Software Implementing Coalescent Models

BEAST/BEAST2: Bayesian phylogenetics with coalescent priors
MIGRATE: Estimation of migration rates and population sizes
ms/msprime: Coalescent simulation programs
LAMARC: Likelihood analysis with coalescent models
IMa2: Isolation with migration models

8. Visualizing the Coalescent Process

Understanding the coalescent often benefits from visualization and simulation. The interactive demonstration in the lecture allows exploration of:

Key Parameters to Explore

Sample size (n): How does increasing n affect the genealogy shape?
Population size (N): How does N affect coalescence rate?
Population dynamics: Effects of different N(t) functions:
- Sinusoidal (cyclic populations)
- Square wave (abrupt changes)
- Sawtooth (gradual change followed by crash)

Observable Patterns

Through simulation, we can observe:

The randomness in coalescence times and tree shapes
How bottlenecks accelerate coalescence
The relationship between N(t) and the coalescent density
Why most coalescence occurs near the present (for constant N)

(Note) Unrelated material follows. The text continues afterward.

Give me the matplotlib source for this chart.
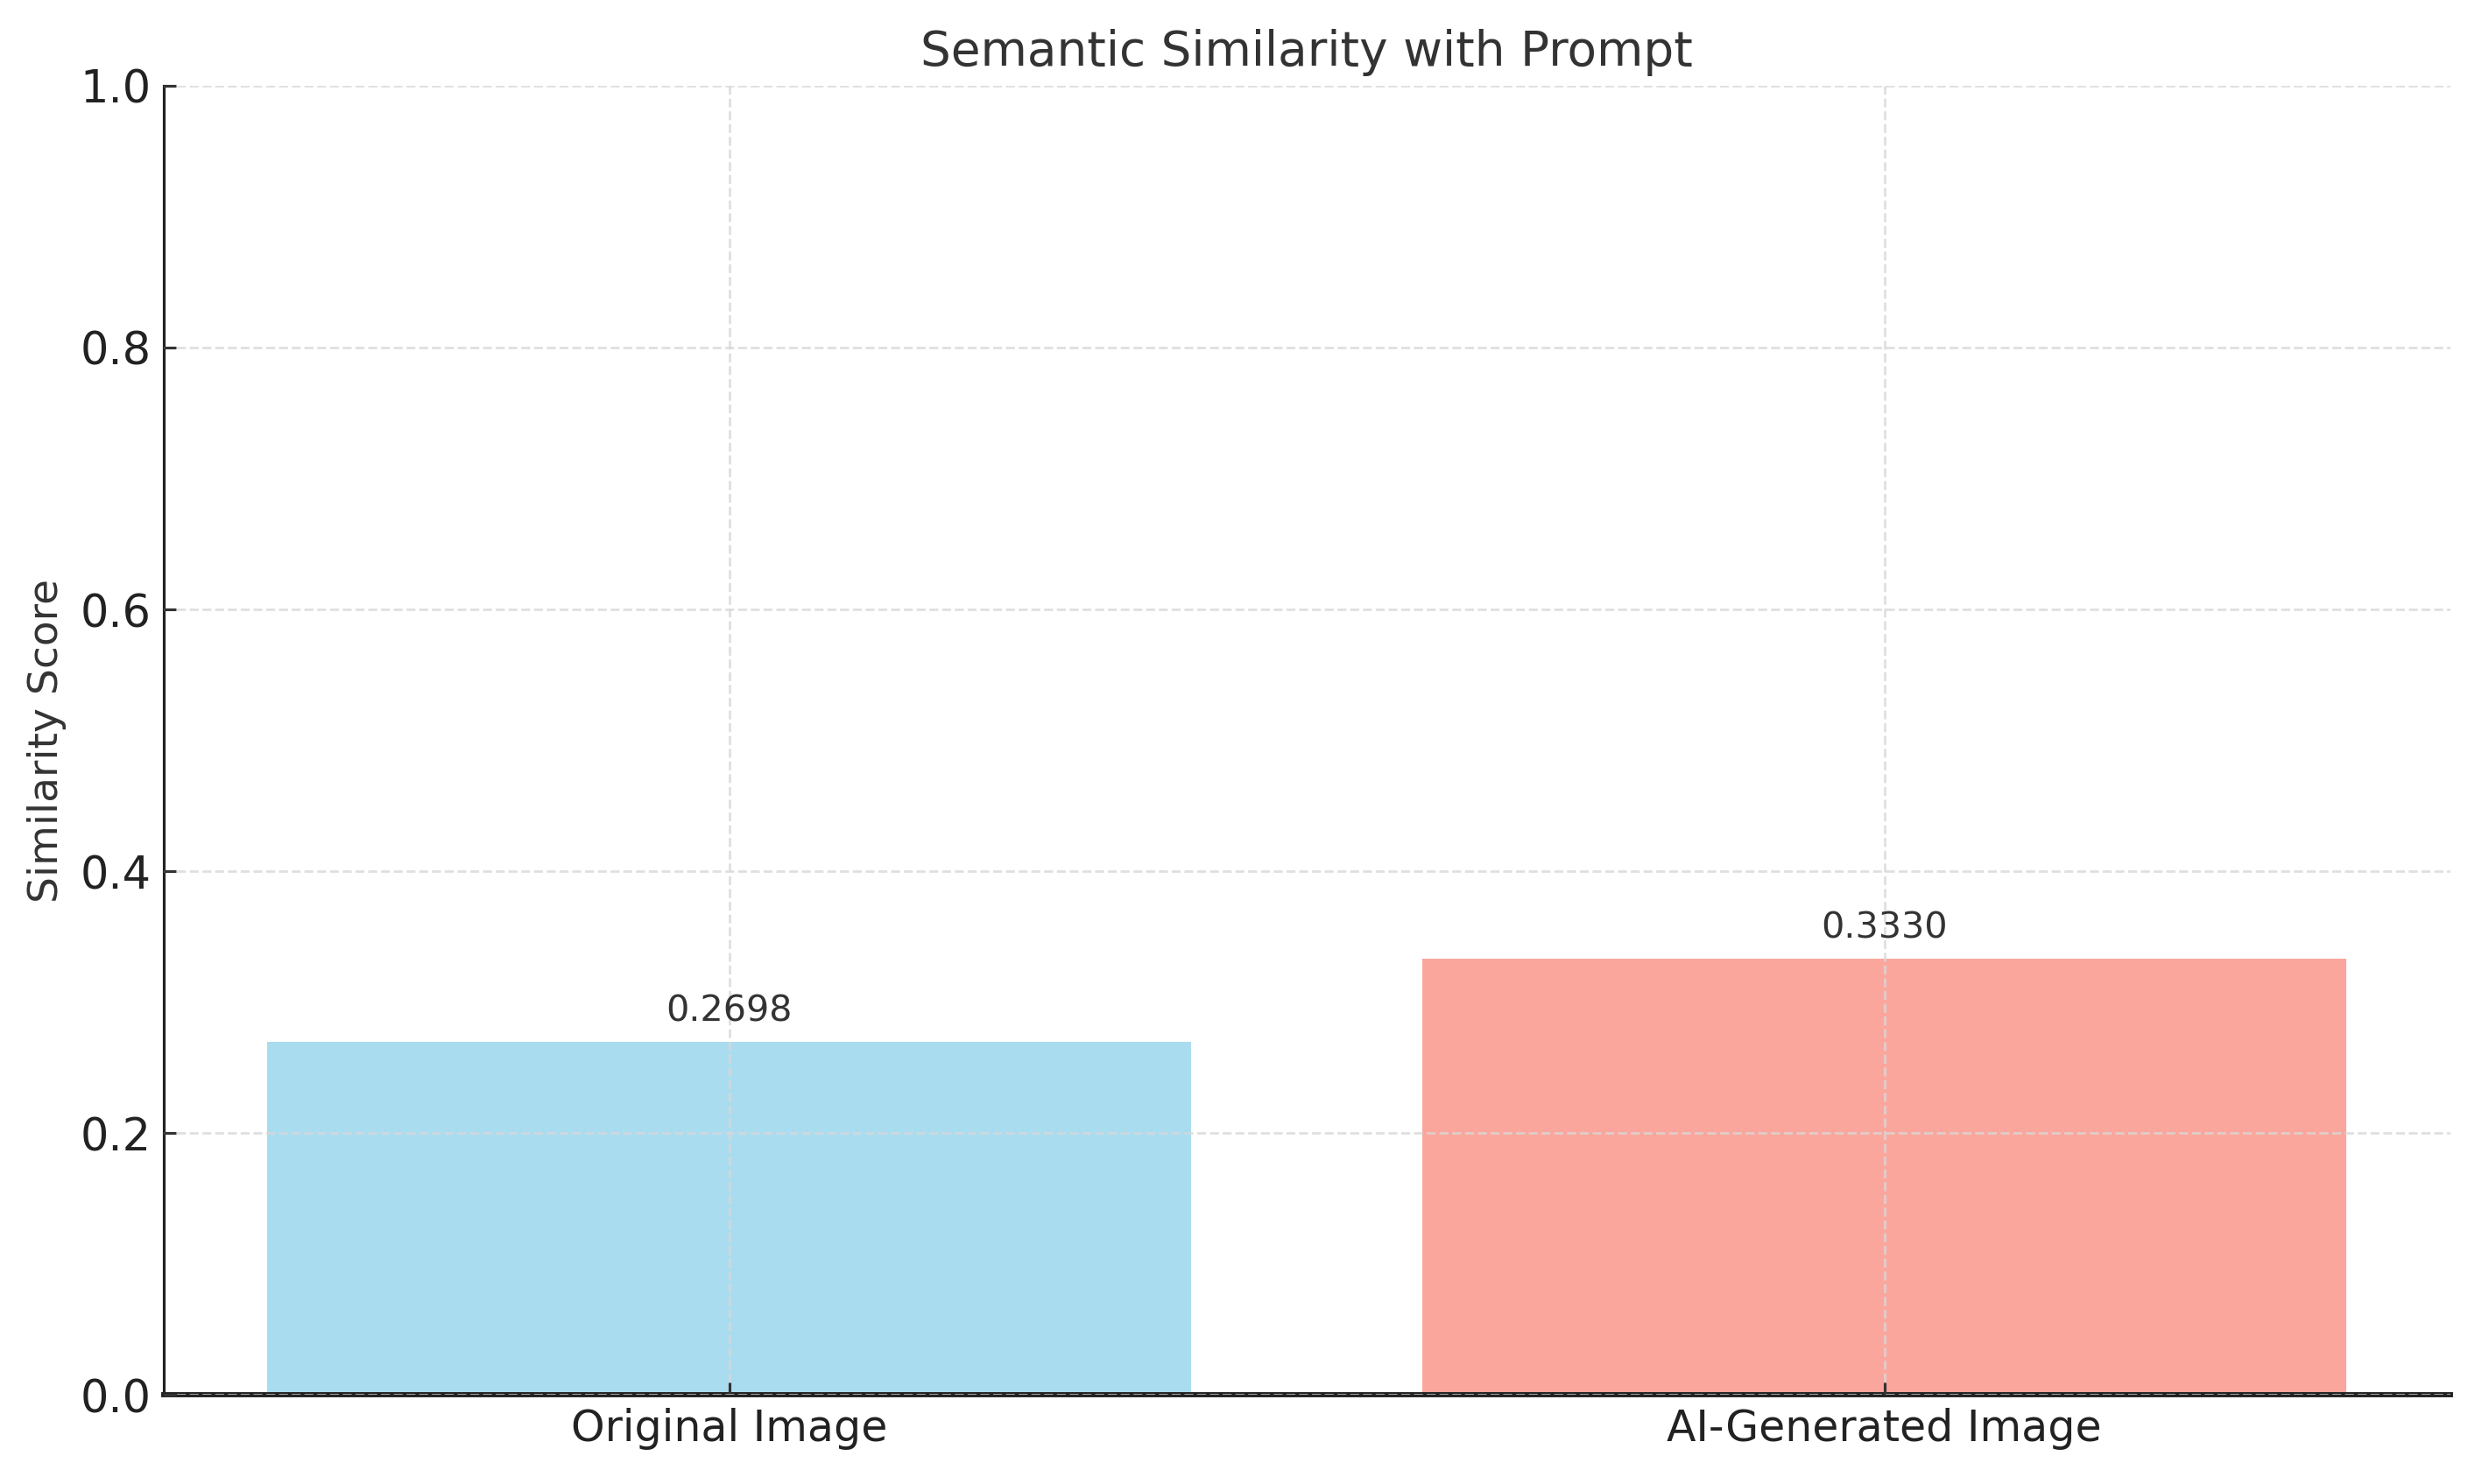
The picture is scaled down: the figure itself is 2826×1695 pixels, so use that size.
import matplotlib.pyplot as plt

categories = ["Original Image", "AI-Generated Image"]
scores = [0.2698, 0.3330]
colors = ["skyblue", "salmon"]
yticks = [0.0, 0.2, 0.4, 0.6, 0.8, 1.0]

plt.rcParams['font.family'] = ['DejaVu Sans']
plt.rcParams['text.color'] = '#333333'

fig, ax = plt.subplots(figsize=(10, 6), dpi=282.6)

bars = ax.bar(categories, scores, color=colors, alpha=0.7, width=0.8)

# value labels above bars
for b, v in zip(bars, scores):
    ax.text(b.get_x() + b.get_width() / 2, v + 0.01, "{:.4f}".format(v),
            ha="center", va="bottom", fontsize=10.5, color="#333333")

ax.set_ylim(0, 1)
ax.set_yticks(yticks)
ax.set_title("Semantic Similarity with Prompt", fontsize=14, color="#333333")
ax.set_ylabel("Similarity Score", fontsize=12, color="#333333")
ax.tick_params(axis="both", direction="in", labelsize=13, colors="#333333",
               labelcolor="#222222")
ax.tick_params(axis="x", labelsize=12.5)

ax.grid(True, linestyle="--", color="#d8d8d8", linewidth=0.7, alpha=0.8)
ax.set_axisbelow(False)
for s in ["top", "right"]:
    ax.spines[s].set_visible(False)
ax.spines["left"].set_color("#222222")
ax.spines["bottom"].set_color("#222222")
ax.spines["bottom"].set_linewidth(1.5)

plt.subplots_adjust(left=0.066, right=0.99, top=0.942, bottom=0.06)
plt.savefig("out.png", dpi=282.6)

Exercise: Try simulating genealogies with different population size functions. Notice how bottlenecks create "hourglass" shaped genealogies, while expansion creates "star" phylogenies.

Summary

The coalescent is a fundamental framework in population genetics that:

Provides a null model: Describes genealogies under neutral evolution in idealized populations
Works backward in time: More efficient than forward simulations for genealogical questions
Links demography to genealogy: Population size changes leave signatures in gene trees
Has elegant mathematics:
- Exponential waiting times between coalescence events
- Rate depends on number of lineages and population size
- Generalizes to variable population sizes
Forms the basis for inference: Used as tree priors in Bayesian phylogenetics and for demographic inference
Has many extensions: Can incorporate population structure, selection, recombination, and other biological realities

Key formula to remember: For $k$ lineages in a population of size $N$, the rate of coalescence is $\binom{k}{2}/N$, and the expected waiting time is $N/\binom{k}{2}$.

Recommended Reading:

Wakeley (2009) "Coalescent Theory: An Introduction" - Chapters 1-3
Hein, Schierup & Wiuf (2005) "Gene Genealogies, Variation and Evolution" - Chapters 3-4
Kingman (1982) "The coalescent" - Stochastic Processes and their Applications
Griffiths & Tavaré (1994) "Sampling theory for neutral alleles" - Phil Trans R Soc B

Check Your Understanding

Why is the coalescent more efficient than forward-time simulations?
What is the expected TMRCA for a large sample from a population of size N?
How does a population bottleneck affect the rate of coalescence?
Why do all labeled topologies have equal probability under the standard coalescent?
What information about population history can be inferred from genealogy shape?